§ **GIVEN MATERIAL**

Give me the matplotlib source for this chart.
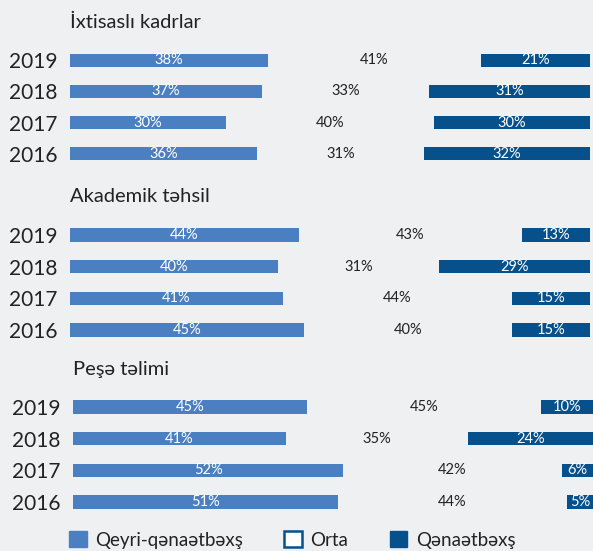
import matplotlib.pyplot as plt
from matplotlib.patches import Patch

plt.rcParams['font.family'] = ['Lato', 'DejaVu Sans']

years = ['2019', '2018', '2017', '2016']
panels = ['İxtisaslı kadrlar', 'Akademik təhsil', 'Peşə təlimi']

# Qeyri-qənaətbəxş / Orta / Qənaətbəxş, per panel, years 2019..2016
bad = [[38, 37, 30, 36], [44, 40, 41, 45], [45, 41, 52, 51]]
mid = [[41, 33, 40, 31], [43, 31, 44, 40], [45, 35, 42, 44]]
good = [[21, 31, 30, 32], [13, 29, 15, 15], [10, 24, 6, 5]]

legend_labels = ['Qeyri-qənaətbəxş', 'Orta', 'Qənaətbəxş']

light = '#4a7fc1'
dark = '#06508c'
bg = '#eff0f2'

W, H = 593, 551
fig = plt.figure(figsize=(W / 100, H / 100), dpi=100, facecolor=bg)

# axes boxes in pixels: left, top, bottom
boxes = [(70, 44.5, 169.5), (70, 219, 346), (73, 391, 518)]
title_pos = [(70, 22), (70, 197), (73, 369)]

for i in range(3):
    left, top, bottom = boxes[i]
    ax = fig.add_axes([left / W, 1 - bottom / H, 520 / W, (bottom - top) / H])
    ax.set_facecolor(bg)
    y = range(len(years))
    ax.barh(y, bad[i], height=0.42, color=light)
    # satisfied bars are anchored on the right end
    starts = [100 - g for g in good[i]]
    ax.barh(y, good[i], left=starts, height=0.42, color=dark)
    for j in range(len(years)):
        ax.text(bad[i][j] / 2, j, f'{bad[i][j]}%', ha='center', va='center',
                color='white', fontsize=10.5)
        ax.text((bad[i][j] + starts[j]) / 2, j, f'{mid[i][j]}%', ha='center',
                va='center', color='#222222', fontsize=10.5)
        ax.text(starts[j] + good[i][j] / 2, j, f'{good[i][j]}%', ha='center',
                va='center', color='white', fontsize=10.5)
    ax.set_xlim(0, 100)
    ax.set_ylim(3.5, -0.5)
    ax.set_yticks(list(y))
    ax.set_yticklabels(years, fontsize=15, color='#222222')
    ax.tick_params(axis='y', length=0, pad=9)
    ax.set_xticks([])
    for s in ax.spines.values():
        s.set_visible(False)
    tx, ty = title_pos[i]
    fig.text(tx / W, 1 - ty / H, panels[i], fontsize=14.5, color='#222222',
             ha='left', va='center')

handles = [Patch(facecolor=light, edgecolor=light),
           Patch(facecolor='white', edgecolor=dark, linewidth=1.8),
           Patch(facecolor=dark, edgecolor=dark)]
fig.legend(handles, legend_labels, loc='center left', ncol=3, frameon=False,
           bbox_to_anchor=(52 / W, 1 - 540 / H), fontsize=13.5,
           handlelength=0.95, handleheight=0.95, handletextpad=0.45,
           columnspacing=2.2, labelcolor='#222222', borderpad=0.4)

fig.savefig('out.png', dpi=100, facecolor=bg)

§ **TASK TO COMPLETE**
Without the pictures, write out all of the material exactly.

§ **RESPONSE TO THE EXERCISE**
Give me the matplotlib source for this chart.
import matplotlib.pyplot as plt
from matplotlib.patches import Patch

plt.rcParams['font.family'] = ['Lato', 'DejaVu Sans']

years = ['2019', '2018', '2017', '2016']
panels = ['İxtisaslı kadrlar', 'Akademik təhsil', 'Peşə təlimi']

# Qeyri-qənaətbəxş / Orta / Qənaətbəxş, per panel, years 2019..2016
bad = [[38, 37, 30, 36], [44, 40, 41, 45], [45, 41, 52, 51]]
mid = [[41, 33, 40, 31], [43, 31, 44, 40], [45, 35, 42, 44]]
good = [[21, 31, 30, 32], [13, 29, 15, 15], [10, 24, 6, 5]]

legend_labels = ['Qeyri-qənaətbəxş', 'Orta', 'Qənaətbəxş']

light = '#4a7fc1'
dark = '#06508c'
bg = '#eff0f2'

W, H = 593, 551
fig = plt.figure(figsize=(W / 100, H / 100), dpi=100, facecolor=bg)

# axes boxes in pixels: left, top, bottom
boxes = [(70, 44.5, 169.5), (70, 219, 346), (73, 391, 518)]
title_pos = [(70, 22), (70, 197), (73, 369)]

for i in range(3):
    left, top, bottom = boxes[i]
    ax = fig.add_axes([left / W, 1 - bottom / H, 520 / W, (bottom - top) / H])
    ax.set_facecolor(bg)
    y = range(len(years))
    ax.barh(y, bad[i], height=0.42, color=light)
    # satisfied bars are anchored on the right end
    starts = [100 - g for g in good[i]]
    ax.barh(y, good[i], left=starts, height=0.42, color=dark)
    for j in range(len(years)):
        ax.text(bad[i][j] / 2, j, f'{bad[i][j]}%', ha='center', va='center',
                color='white', fontsize=10.5)
        ax.text((bad[i][j] + starts[j]) / 2, j, f'{mid[i][j]}%', ha='center',
                va='center', color='#222222', fontsize=10.5)
        ax.text(starts[j] + good[i][j] / 2, j, f'{good[i][j]}%', ha='center',
                va='center', color='white', fontsize=10.5)
    ax.set_xlim(0, 100)
    ax.set_ylim(3.5, -0.5)
    ax.set_yticks(list(y))
    ax.set_yticklabels(years, fontsize=15, color='#222222')
    ax.tick_params(axis='y', length=0, pad=9)
    ax.set_xticks([])
    for s in ax.spines.values():
        s.set_visible(False)
    tx, ty = title_pos[i]
    fig.text(tx / W, 1 - ty / H, panels[i], fontsize=14.5, color='#222222',
             ha='left', va='center')

handles = [Patch(facecolor=light, edgecolor=light),
           Patch(facecolor='white', edgecolor=dark, linewidth=1.8),
           Patch(facecolor=dark, edgecolor=dark)]
fig.legend(handles, legend_labels, loc='center left', ncol=3, frameon=False,
           bbox_to_anchor=(52 / W, 1 - 540 / H), fontsize=13.5,
           handlelength=0.95, handleheight=0.95, handletextpad=0.45,
           columnspacing=2.2, labelcolor='#222222', borderpad=0.4)

fig.savefig('out.png', dpi=100, facecolor=bg)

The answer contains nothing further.